Uncle Sam the newspaperman

Should the government play a role in saving newspapers?

111 comments

Uncle Sam the newspaperman

POSTED: Thursday, March 26, 2009, 11:13 AM


Next Wednesday, the corporate chain that publishes the Atlanta Journal-Constitution, the Austin American-Statesman, and 15 other newspapers will shut down its Washington bureau and thus abandon the time-honored tradition of keeping tabs on national politicians for the folks back home. This, of course, is no April Fool's Day joke. The newspapers of San Diego, San Francisco, Salt Lake City, Toledo, Pittsburgh, Hartford, Houston, Newark, Cleveland, Des Moines, and Philadelphia (among many others) no longer have staff reporters on full-time duty in the Nation's Capital - which, aside from the tragic implications of this trend, seems a tad ironic, given the fact that Washington these days is the font of so much history-making news.

I stress the Washington angle here, only because that's my prime focus. The print journalism crisis, of course, extend far beyond that realm. The economic squeeze precipitated by the Internet (on top of the squeeze that was imposed by Wall Street during the decades immediately preceding the Internet) has come close to devastating newspapers nationwide, big and small (and not just the "liberal" ones). As Walter Isaacson, the former Time magazine editor and celebrated biographer of printer Benjamin Franklin, recently wrote, the "meltdown" is so severe that "it is now possible to contemplate a time in the near future when major towns will no longer have a newspaper."

So it was in the midst of this crisis, earlier this week, when an unusual Senate bill was introduced to rescue the beleaguered industry with the help of Uncle Sam. Sponsor Benjamin Cardin, a Maryland Democrat, has dubbed it the Newspaper Revitalization Act, and its prospects for passage are probably identical to those of thousands of other bills that typically get tossed into the hopper. In other words, close to nil. And that's without even considering some of the revitalization bill's potential flaws.

But the Cardin bill may well trigger a worthy public policy debate over whether government should play a vital role in aiding the newspaper industry in its time of peril, for the purpose of ensuring an informed citizenry. (Lest you forget, the bloggers and web news aggregators and talk-show loudmouths and cable TV fulminators would be struck mute if not for the information supplied every day by the print professionals.)

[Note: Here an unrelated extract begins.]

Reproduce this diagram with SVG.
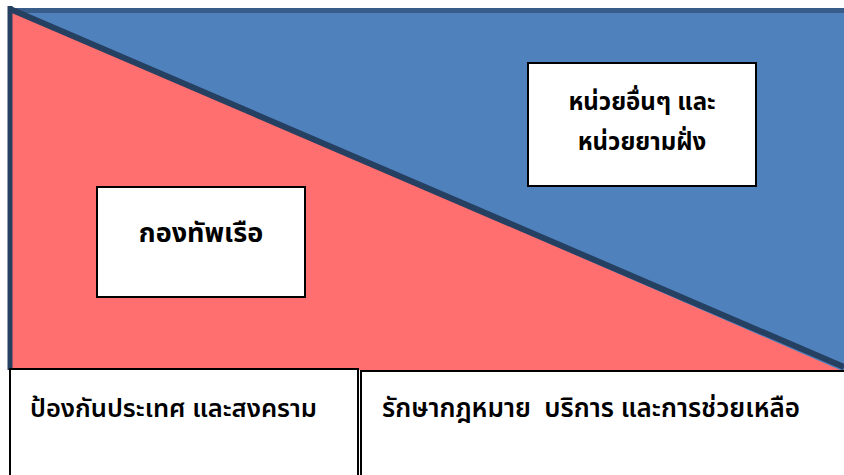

Cardin's idea - actually, it's an idea that has kicked around for awhile - is to rejigger the tax code so that newspapers could operate as tax-exempt non-profits, much the way public broadcasting operates for educational purposes under the current tax code. Under the terms of Cardin's bill, newspapers wouldn't have to pay federal taxes on the money they reap from ad sales and subscriptions; and they could solicit tax-exempt donations. All told, Cardin said on Tuesday, "We need to look a different model to save local newspapers."

Some in the news business have already questioned the Cardin concept on practical grounds; for instance, would individual donors and foundations provide enough money, year after year, to support expensive news-gathering operations? But most skeptics appear to object for philosophical reasons, arguing that the federal government has no business helping (and therefore meddling with) the newspaper industry.

Under the tax code, non-profits have to be remain politically neutral; in translation, the editorial pages of Cardin's non-profit newspapers would not be able to endorse political candidates. Some newspaper people might not see this restriction as such a big deal; there is an active school of thought that editorial endorsements don't influence many readers anyway. But that potential restriction has prompted a number of skeptics (including the lawyers for some newspapers) to argue that Cardin's idea would essentially put the IRS into the newsroom.

The broader argument is that the government should butt out entirely and leave the industry alone, because any assistance at all would constitute a violation of free speech rights. A Cleveland newspaper columnist writes today, "It's sad to see newspapers struggling...But it would be infinitely sadder to see newspapers cash in their First Amendment birthright - their independence - for a little breathing space." And John Morton, a well-known newspaper industry analyst, said the other day: "Anytime you give the newspaper industry a break, it raises the question about the independence of the press."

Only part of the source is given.